┌────────
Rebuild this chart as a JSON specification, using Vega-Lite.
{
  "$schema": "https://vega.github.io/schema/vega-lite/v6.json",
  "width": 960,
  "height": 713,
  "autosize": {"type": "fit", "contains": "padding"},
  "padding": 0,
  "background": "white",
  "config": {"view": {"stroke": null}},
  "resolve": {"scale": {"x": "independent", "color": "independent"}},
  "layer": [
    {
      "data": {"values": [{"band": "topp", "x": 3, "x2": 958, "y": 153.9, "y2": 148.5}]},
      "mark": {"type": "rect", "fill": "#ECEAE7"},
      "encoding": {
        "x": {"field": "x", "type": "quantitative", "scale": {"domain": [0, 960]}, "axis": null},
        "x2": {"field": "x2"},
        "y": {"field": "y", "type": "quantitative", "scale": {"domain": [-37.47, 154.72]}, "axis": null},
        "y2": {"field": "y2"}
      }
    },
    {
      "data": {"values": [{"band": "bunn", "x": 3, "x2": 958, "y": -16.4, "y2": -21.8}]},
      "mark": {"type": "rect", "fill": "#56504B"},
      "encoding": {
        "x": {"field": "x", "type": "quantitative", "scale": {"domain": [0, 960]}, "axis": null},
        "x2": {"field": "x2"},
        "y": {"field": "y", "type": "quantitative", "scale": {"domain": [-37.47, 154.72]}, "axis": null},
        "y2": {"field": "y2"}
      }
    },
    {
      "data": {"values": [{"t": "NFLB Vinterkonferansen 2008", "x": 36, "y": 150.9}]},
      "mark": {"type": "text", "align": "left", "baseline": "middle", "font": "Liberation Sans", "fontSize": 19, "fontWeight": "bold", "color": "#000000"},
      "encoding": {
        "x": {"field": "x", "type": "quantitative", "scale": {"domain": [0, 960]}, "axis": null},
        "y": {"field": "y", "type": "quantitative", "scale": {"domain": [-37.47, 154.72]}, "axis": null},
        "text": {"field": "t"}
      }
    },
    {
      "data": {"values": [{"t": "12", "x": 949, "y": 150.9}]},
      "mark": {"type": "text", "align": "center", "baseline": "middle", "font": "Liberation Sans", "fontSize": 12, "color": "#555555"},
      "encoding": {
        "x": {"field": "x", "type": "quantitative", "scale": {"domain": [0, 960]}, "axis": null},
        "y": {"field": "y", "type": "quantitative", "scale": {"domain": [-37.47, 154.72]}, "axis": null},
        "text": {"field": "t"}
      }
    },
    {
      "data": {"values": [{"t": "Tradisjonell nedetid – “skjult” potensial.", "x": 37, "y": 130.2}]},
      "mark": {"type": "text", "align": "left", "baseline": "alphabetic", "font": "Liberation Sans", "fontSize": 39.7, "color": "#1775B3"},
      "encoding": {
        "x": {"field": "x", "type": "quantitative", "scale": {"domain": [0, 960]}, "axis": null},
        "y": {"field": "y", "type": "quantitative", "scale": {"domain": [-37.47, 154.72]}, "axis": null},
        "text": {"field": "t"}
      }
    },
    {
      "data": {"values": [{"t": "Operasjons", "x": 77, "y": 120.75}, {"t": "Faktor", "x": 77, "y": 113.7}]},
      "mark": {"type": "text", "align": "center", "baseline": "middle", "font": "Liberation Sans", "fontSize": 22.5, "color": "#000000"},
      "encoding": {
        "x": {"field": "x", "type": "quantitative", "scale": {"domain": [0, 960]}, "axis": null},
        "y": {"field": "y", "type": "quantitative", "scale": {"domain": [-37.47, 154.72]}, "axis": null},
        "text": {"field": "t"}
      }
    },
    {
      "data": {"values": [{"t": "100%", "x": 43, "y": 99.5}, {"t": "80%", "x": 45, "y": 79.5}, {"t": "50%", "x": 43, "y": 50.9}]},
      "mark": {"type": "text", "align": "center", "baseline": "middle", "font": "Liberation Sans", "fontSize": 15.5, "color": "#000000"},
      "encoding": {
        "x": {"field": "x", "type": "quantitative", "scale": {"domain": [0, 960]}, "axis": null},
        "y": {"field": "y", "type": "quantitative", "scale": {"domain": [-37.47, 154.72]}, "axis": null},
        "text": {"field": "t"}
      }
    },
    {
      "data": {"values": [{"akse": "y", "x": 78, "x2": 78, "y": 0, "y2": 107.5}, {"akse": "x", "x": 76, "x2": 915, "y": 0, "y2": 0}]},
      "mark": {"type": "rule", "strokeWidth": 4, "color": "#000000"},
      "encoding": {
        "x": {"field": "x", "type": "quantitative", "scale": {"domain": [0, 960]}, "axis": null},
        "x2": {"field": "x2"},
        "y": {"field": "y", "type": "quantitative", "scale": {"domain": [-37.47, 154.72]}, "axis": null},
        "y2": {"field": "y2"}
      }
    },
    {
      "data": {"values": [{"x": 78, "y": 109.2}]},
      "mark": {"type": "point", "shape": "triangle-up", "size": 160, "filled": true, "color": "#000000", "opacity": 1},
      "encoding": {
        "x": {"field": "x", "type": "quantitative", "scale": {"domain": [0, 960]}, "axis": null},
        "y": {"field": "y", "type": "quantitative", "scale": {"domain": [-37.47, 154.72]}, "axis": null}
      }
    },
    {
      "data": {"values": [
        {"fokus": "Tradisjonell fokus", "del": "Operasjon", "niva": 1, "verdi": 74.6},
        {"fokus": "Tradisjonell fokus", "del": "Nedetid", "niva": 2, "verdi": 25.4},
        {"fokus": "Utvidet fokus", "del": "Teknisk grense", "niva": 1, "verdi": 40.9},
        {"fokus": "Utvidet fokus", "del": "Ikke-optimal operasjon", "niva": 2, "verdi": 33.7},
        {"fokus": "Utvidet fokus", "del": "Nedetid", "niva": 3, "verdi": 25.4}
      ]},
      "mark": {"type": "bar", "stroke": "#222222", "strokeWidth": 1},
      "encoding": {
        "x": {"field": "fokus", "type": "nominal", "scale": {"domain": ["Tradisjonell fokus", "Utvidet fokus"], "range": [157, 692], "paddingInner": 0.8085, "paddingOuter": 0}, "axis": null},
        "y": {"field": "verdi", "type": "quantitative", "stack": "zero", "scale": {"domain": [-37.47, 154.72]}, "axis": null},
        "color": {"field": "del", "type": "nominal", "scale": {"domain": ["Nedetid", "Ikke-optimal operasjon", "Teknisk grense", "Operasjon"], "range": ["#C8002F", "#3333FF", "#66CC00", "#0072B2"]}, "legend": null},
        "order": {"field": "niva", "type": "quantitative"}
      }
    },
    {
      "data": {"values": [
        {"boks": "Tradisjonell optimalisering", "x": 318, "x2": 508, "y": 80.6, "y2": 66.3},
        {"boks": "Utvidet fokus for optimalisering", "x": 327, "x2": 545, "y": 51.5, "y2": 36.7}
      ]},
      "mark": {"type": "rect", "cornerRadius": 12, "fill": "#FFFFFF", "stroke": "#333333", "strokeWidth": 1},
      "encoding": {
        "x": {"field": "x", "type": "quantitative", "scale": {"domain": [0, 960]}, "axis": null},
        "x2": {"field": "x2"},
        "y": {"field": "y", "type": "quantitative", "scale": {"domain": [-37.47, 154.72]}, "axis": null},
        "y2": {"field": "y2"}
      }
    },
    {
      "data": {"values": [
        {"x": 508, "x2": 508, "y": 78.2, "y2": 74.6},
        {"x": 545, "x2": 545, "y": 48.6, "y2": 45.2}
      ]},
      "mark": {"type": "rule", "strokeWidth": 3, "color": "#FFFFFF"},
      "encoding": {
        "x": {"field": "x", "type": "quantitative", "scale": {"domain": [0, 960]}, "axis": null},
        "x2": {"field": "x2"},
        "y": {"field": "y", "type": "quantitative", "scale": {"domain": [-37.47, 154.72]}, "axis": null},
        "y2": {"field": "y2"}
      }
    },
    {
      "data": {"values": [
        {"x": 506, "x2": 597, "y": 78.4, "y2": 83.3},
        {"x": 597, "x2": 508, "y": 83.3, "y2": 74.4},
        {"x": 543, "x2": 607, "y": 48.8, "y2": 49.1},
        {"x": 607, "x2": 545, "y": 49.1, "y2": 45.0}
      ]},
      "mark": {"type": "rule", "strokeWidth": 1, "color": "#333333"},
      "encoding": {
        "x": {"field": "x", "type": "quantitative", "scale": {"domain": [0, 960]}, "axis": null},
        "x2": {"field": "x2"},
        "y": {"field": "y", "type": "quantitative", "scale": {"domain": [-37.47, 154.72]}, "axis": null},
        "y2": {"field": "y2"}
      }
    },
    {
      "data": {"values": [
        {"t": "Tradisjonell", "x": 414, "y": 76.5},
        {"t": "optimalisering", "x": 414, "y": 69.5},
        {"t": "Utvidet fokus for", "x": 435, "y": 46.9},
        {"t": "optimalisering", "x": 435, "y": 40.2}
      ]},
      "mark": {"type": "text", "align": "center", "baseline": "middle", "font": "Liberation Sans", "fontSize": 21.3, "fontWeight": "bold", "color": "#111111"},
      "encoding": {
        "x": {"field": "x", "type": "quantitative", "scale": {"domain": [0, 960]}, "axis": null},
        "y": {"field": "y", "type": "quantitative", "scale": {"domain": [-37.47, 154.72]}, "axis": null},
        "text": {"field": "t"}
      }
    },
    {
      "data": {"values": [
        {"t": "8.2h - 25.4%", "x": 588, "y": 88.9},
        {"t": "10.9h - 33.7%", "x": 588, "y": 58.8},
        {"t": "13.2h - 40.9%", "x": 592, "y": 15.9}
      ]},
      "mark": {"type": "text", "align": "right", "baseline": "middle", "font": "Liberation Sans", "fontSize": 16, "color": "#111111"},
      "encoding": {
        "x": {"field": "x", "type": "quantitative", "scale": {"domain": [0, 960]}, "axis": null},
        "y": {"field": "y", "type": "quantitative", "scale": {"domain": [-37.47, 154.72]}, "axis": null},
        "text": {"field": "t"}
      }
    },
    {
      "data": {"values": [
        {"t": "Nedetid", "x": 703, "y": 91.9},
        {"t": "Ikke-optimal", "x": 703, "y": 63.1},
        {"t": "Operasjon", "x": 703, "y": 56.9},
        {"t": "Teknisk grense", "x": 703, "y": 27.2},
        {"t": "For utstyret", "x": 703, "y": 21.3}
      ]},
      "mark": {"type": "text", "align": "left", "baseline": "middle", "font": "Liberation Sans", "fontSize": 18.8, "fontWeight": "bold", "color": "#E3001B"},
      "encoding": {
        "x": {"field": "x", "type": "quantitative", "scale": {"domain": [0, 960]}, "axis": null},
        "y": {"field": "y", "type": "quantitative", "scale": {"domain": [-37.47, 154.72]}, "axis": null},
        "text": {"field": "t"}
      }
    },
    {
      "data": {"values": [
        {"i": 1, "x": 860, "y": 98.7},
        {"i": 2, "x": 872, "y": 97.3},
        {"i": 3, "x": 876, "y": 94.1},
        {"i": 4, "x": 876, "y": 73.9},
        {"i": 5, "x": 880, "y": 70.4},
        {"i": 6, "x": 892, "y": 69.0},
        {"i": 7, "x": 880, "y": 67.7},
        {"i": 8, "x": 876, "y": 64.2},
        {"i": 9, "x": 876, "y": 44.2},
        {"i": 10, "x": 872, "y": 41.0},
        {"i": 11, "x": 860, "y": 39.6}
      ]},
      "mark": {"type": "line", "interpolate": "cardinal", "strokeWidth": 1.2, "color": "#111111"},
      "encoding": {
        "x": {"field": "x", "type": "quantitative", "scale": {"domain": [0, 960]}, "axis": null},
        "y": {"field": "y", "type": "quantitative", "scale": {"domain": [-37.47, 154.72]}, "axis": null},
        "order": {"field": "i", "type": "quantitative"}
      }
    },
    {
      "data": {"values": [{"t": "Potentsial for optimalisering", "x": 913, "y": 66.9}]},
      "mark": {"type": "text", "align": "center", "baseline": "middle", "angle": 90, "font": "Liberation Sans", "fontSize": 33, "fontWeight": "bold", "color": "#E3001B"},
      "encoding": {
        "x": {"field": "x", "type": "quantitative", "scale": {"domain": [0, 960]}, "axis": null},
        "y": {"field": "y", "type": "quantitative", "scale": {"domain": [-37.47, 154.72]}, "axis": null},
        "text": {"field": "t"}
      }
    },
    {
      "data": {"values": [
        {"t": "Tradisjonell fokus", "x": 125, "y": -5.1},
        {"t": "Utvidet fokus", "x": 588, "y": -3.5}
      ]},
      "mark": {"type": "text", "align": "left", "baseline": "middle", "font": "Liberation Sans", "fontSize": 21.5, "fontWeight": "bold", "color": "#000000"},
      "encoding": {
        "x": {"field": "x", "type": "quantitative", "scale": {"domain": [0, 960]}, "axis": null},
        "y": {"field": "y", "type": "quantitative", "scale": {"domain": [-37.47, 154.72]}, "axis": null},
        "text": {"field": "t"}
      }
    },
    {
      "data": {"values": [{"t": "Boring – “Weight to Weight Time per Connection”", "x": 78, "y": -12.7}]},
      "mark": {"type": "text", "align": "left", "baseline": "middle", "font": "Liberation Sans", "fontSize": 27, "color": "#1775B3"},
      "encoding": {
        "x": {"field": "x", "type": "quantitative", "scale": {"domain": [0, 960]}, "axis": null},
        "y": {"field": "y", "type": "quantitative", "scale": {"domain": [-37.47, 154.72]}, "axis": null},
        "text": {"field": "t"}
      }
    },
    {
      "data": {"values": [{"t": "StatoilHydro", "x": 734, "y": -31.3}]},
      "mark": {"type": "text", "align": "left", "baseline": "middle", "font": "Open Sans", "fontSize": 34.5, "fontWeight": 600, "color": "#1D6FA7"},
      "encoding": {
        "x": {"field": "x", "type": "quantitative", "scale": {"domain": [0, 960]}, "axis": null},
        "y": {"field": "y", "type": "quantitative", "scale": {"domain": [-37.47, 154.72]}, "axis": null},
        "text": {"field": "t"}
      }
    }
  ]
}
└────────
┌────────
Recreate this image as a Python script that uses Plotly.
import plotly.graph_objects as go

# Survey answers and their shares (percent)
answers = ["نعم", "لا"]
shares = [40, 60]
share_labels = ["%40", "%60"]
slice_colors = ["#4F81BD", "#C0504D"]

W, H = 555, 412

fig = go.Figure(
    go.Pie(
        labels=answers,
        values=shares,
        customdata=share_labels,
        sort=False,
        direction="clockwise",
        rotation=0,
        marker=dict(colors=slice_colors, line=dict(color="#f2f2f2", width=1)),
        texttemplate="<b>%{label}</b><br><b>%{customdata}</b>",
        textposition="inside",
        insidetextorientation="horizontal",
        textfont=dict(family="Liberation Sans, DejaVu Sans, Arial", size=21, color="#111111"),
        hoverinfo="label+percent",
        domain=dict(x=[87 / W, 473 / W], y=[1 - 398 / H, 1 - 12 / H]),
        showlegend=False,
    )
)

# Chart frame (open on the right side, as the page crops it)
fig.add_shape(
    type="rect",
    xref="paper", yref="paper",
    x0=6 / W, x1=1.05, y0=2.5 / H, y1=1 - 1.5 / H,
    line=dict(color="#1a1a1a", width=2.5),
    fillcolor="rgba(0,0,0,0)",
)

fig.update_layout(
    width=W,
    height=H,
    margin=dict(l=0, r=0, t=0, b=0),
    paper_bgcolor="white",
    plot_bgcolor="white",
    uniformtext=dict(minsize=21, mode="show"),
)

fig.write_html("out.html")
└────────
┌────────
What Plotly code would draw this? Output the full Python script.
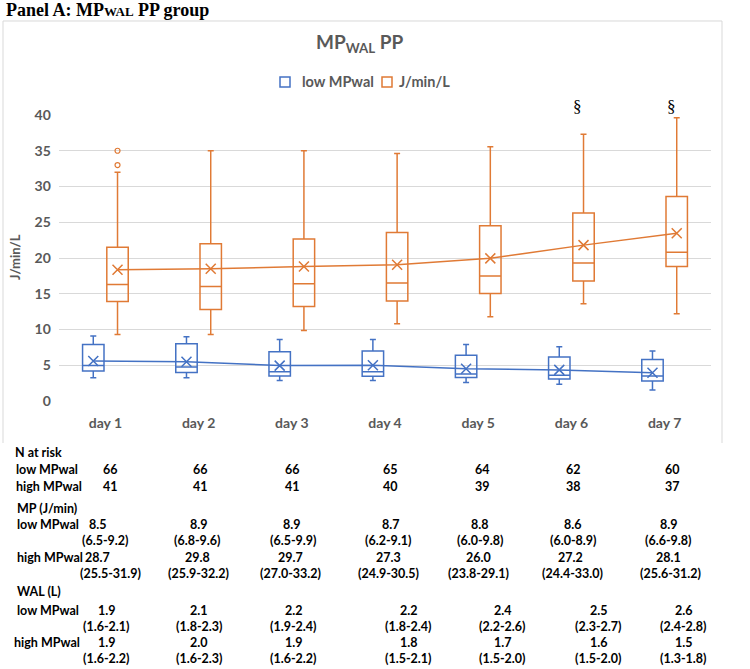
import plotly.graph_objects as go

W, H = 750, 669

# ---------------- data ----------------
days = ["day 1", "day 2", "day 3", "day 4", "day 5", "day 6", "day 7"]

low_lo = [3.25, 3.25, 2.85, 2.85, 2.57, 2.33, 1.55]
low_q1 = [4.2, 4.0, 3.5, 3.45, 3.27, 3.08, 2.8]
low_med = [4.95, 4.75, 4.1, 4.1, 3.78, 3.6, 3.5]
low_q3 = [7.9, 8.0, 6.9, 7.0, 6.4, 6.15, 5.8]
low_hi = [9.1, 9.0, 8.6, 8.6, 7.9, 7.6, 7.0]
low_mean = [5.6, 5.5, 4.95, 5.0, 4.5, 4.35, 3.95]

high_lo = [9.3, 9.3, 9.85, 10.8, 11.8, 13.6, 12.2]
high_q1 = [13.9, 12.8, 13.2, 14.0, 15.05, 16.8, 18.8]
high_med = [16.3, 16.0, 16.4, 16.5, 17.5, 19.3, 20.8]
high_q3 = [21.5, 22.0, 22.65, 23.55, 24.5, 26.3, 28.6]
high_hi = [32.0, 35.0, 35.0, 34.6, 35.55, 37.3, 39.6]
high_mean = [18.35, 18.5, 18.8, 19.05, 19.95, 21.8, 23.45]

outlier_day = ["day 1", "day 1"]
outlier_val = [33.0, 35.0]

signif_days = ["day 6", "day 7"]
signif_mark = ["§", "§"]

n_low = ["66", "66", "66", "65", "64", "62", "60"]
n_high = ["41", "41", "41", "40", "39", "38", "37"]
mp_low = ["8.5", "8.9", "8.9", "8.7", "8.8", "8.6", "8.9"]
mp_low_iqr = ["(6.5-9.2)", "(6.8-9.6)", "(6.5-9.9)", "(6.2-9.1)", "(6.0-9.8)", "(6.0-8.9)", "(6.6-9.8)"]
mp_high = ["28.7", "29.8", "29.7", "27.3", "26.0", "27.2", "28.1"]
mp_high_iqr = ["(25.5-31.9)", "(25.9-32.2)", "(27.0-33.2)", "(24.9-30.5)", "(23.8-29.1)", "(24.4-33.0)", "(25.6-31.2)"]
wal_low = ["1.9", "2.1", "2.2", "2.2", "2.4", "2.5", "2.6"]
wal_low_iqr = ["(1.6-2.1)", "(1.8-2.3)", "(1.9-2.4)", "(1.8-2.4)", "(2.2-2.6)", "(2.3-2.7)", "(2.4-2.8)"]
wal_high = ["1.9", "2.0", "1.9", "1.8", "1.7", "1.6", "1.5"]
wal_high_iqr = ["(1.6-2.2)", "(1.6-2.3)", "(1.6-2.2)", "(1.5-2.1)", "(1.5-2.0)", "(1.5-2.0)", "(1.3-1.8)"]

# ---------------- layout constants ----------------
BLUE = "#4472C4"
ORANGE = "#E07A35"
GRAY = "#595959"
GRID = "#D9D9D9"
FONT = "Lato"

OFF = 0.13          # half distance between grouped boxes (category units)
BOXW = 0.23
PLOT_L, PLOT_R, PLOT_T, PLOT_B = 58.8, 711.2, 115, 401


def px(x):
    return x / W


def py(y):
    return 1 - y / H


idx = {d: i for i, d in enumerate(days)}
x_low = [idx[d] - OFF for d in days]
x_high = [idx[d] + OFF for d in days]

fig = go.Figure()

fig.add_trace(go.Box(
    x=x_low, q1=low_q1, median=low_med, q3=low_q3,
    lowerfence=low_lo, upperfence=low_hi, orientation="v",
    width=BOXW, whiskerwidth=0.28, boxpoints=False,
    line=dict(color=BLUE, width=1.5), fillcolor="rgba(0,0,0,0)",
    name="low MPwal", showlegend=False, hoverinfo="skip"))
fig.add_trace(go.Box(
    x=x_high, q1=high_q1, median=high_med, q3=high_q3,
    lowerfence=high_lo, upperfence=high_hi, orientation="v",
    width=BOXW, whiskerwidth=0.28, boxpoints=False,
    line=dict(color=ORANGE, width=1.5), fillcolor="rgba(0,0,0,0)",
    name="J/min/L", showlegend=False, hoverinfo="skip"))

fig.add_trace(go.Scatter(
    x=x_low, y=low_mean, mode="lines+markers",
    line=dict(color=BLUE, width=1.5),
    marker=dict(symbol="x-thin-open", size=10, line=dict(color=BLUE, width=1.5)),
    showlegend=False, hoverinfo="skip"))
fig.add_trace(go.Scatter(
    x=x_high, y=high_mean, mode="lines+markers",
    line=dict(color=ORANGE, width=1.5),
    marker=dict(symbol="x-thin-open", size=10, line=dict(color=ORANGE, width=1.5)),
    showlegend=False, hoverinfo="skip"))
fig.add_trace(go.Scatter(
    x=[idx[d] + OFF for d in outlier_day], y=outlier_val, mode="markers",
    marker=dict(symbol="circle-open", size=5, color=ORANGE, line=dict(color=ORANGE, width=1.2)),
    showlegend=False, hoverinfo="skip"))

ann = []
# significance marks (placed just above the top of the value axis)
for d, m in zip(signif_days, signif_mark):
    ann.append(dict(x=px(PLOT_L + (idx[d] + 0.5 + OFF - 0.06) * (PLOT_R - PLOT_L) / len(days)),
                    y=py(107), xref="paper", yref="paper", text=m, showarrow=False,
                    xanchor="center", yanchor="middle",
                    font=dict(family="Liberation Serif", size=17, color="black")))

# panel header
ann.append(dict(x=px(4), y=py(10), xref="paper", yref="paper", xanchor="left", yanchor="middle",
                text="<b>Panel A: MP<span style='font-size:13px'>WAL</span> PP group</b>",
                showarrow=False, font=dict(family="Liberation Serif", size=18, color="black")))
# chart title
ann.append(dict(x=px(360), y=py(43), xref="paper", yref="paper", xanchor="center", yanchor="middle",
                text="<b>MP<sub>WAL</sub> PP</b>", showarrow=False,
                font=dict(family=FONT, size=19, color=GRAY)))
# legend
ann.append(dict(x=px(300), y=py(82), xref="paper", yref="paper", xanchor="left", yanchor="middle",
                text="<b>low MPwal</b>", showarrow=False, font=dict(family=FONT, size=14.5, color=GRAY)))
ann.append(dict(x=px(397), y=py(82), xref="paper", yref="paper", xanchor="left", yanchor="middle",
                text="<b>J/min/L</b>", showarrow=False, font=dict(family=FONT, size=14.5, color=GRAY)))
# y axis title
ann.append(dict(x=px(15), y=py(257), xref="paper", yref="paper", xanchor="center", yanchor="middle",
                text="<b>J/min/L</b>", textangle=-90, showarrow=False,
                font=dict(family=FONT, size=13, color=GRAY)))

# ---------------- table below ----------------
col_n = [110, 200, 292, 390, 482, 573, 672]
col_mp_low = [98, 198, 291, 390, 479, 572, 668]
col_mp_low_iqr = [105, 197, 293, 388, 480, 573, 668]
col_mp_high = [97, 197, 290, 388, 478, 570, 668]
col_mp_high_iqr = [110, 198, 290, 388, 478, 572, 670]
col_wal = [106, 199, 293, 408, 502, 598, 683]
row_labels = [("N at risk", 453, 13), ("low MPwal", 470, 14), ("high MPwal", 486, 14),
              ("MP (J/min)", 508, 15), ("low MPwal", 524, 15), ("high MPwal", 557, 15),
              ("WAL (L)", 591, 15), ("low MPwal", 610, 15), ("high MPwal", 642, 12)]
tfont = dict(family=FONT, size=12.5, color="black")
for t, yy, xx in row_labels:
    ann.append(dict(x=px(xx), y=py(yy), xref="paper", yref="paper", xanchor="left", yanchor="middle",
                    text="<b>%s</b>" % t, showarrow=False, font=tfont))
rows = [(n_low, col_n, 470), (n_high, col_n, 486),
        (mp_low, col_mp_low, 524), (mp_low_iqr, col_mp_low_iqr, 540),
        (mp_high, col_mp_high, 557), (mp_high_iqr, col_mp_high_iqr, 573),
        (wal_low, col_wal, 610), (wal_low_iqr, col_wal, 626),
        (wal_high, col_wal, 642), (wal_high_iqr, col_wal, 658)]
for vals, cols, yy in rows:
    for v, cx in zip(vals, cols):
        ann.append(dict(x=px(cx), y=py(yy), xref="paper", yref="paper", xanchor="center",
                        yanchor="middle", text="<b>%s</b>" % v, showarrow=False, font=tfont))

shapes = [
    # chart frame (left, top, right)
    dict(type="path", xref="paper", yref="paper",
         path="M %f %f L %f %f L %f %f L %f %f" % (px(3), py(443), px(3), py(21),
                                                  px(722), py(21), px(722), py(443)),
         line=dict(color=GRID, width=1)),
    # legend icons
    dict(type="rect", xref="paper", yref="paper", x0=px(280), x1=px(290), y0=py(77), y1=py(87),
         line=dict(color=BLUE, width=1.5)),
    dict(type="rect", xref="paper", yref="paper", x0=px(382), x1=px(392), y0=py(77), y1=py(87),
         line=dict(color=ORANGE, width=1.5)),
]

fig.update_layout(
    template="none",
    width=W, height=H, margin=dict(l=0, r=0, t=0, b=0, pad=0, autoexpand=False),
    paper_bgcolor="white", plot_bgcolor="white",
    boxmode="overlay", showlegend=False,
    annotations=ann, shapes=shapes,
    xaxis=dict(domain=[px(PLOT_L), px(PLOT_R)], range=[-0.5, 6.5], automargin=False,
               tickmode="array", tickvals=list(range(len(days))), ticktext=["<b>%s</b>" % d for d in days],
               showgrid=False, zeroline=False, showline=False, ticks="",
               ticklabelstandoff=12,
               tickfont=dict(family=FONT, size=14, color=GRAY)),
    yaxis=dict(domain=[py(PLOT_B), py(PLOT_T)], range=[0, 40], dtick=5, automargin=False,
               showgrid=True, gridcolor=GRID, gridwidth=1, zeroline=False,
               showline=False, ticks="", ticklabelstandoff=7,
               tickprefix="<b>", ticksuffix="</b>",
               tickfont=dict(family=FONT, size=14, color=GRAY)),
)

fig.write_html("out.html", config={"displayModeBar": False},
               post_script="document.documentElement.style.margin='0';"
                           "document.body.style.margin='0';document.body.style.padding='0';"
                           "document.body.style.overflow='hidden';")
└────────
• What the task asks: Starting at the line that holds "Recreate this image", copy each line exactly and stop after the line that holds "W, H = 555, 412".

• Exercise response:
Recreate this image as a Python script that uses Plotly.
import plotly.graph_objects as go

# Survey answers and their shares (percent)
answers = ["نعم", "لا"]
shares = [40, 60]
share_labels = ["%40", "%60"]
slice_colors = ["#4F81BD", "#C0504D"]

W, H = 555, 412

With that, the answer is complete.